Michel aimait les 33 tours de guinguette et de musette, dont un nombre étonnant de disques identiques à Jeannine, de l’ex-maison aux Nains. Toute une époque !

Il s’unit avec Victoire, dont nous n’avons aucune donnée biographique, tout simplement parce qu’elle ne s’est (plus que vraisemblablement) pas mariée ; on soupçonne un décès fin des années 1990. Nous pouvons faire imagination que Jean quitte le foyer lors du mariage de Michel, afin de laisser place au couple.
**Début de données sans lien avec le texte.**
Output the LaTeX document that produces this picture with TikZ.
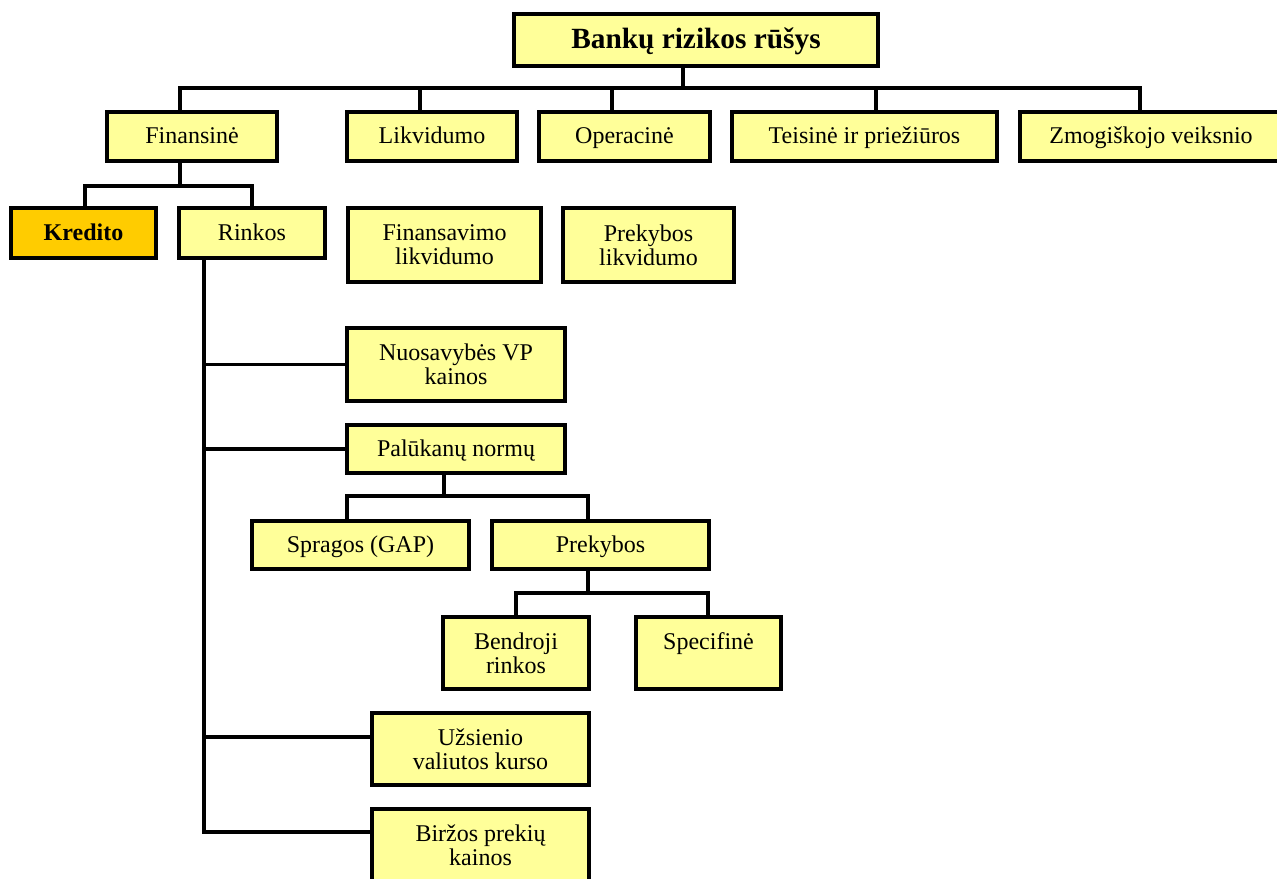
\documentclass[tikz,border=0pt]{standalone}
\usepackage{fontspec}
\setmainfont{Liberation Serif}
\begin{document}
\begin{tikzpicture}[x=0.75pt,y=-0.75pt,
  box/.style={draw=black, line width=3pt, fill=boxyellow, align=center, inner sep=0pt,
    font=\fontsize{18}{18}\selectfont},
  one/.style={text height=14pt, text depth=3pt},
  conn/.style={draw=black, line width=2.4pt},
]
\definecolor{boxyellow}{HTML}{FFFF99}
\definecolor{credorange}{HTML}{FFCC00}
\useasboundingbox (0,0) rectangle (1277,878);
\begin{scope}
\clip (0,0) rectangle (1277,878);
% title
\node[box, line width=3.6pt, minimum width=273pt, minimum height=39pt,
  text height=16.5pt, text depth=4.5pt,
  font=\fontsize{22}{26}\selectfont\bfseries] (title) at (696,40) {Bankų rizikos rūšys};
% level 1
\node[box, one, minimum width=127.5pt, minimum height=36.75pt] (fin) at (192,136.5) {Finansinė};
\node[box, one, minimum width=127.5pt, minimum height=36.75pt] (lik) at (432,136.5) {Likvidumo};
\node[box, one, minimum width=128.25pt, minimum height=36.75pt] (ope) at (624.5,136.5) {Operacinė};
\node[box, one, minimum width=198.75pt, minimum height=36.75pt] (tei) at (864.5,136.5) {Teisinė ir priežiūros};
\node[box, one, minimum width=196.5pt, minimum height=36.75pt] (zmo) at (1151,136.5) {Zmogiškojo veiksnio};
% level 2
\node[box, one, fill=credorange, minimum width=108.75pt, minimum height=37.5pt, font=\fontsize{18}{18}\selectfont\bfseries] (kre) at (83.5,233) {Kredito};
\node[box, one, minimum width=109.5pt, minimum height=37.5pt] (rin) at (252,233) {Rinkos};
\node[box, minimum width=144.75pt, minimum height=55.5pt] (fli) at (444.5,245) {Finansavimo\\likvidumo};
\node[box, minimum width=128.25pt, minimum height=55.5pt] (pli) at (648.5,245) {Prekybos\\likvidumo};
% rinkos children
\node[box, minimum width=163.5pt, minimum height=54.75pt] (nuo) at (456,364.5) {Nuosavybės VP\\kainos};
\node[box, one, minimum width=163.5pt, minimum height=36pt] (pal) at (456,449) {Palūkanų normų};
\node[box, one, minimum width=162.75pt, minimum height=36pt] (spr) at (360.5,545) {Spragos (GAP)};
\node[box, one, minimum width=162.75pt, minimum height=36pt] (pre) at (600.5,545) {Prekybos};
\node[box, minimum width=109.5pt, minimum height=54pt] (ben) at (516,653) {Bendroji\\rinkos};
\node[box, minimum width=108.75pt, minimum height=54pt] (spe) at (708.5,653) {Specifinė\\\mbox{}};
\node[box, minimum width=162.75pt, minimum height=54pt] (uzs) at (480.5,749) {Užsienio\\valiutos kurso};
\node[box, minimum width=162.75pt, minimum height=54pt] (bir) at (480.5,845) {Biržos prekių\\kainos};
\end{scope}
% connectors
\draw[conn] (title.south -| 683,0) -- (683,88) -| (fin.north -| 180,0);
\draw[conn] (title.south -| 683,0) -- (683,88) -| (lik.north -| 420,0);
\draw[conn] (title.south -| 683,0) -- (683,88) -| (ope.north -| 612,0);
\draw[conn] (title.south -| 683,0) -- (683,88) -| (tei.north -| 876,0);
\draw[conn] (title.south -| 683,0) -- (683,88) -| (zmo.north -| 1140,0);
\draw[conn] (fin.south -| 180,0) -- (180,186) -| (kre.north -| 85,0);
\draw[conn] (fin.south -| 180,0) -- (180,186) -| (rin.north -| 252,0);
\draw[conn] (rin.south -| 204,0) |- (nuo.west);
\draw[conn] (rin.south -| 204,0) |- (pal.west);
\draw[conn] (rin.south -| 204,0) |- (uzs.west |- 0,737);
\draw[conn] (rin.south -| 204,0) |- (bir.west |- 0,832);
\draw[conn] (pal.south -| 444,0) -- (444,496) -| (spr.north -| 347,0);
\draw[conn] (pal.south -| 444,0) -- (444,496) -| (pre.north -| 588,0);
\draw[conn] (pre.south -| 588,0) -- (588,593) -| (ben.north -| 516,0);
\draw[conn] (pre.south -| 588,0) -- (588,593) -| (spe.north -| 708,0);
\end{tikzpicture}
\end{document}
Les anciens cours de collège des années 80 furent ceux de Stéphane, le dernier de la fratrie ; tout à ce point précieux – tant ils n’ont rien, que c’est gardé.

Michel part tôt au paradis, sans que nous ne sachions pourquoi. La maison est vacante en 2008, tout en estimant probablement que Jean y garde un œil de temps en temps. La maison est abandonnée en 2016 au décès de Jean. Nous faisons la supposition de l’absence d’enfant et dès lors d’une succession vacante, faisant courir les héritiers aux confins de la Pologne et de l’Ukraine. On s’est compris.

La maison ne possédant pas un voisinage réellement proche, elle a subi un vandalisme d’une férocité totale. Tout est pillé. Une piste a été tracée devant, afin de renouveler des pylônes, mais tout reste bel et bien dans un état d’abandon total, ainsi que dans une situation d’oubli, un livre refermé sur le destin acre de ces personnes.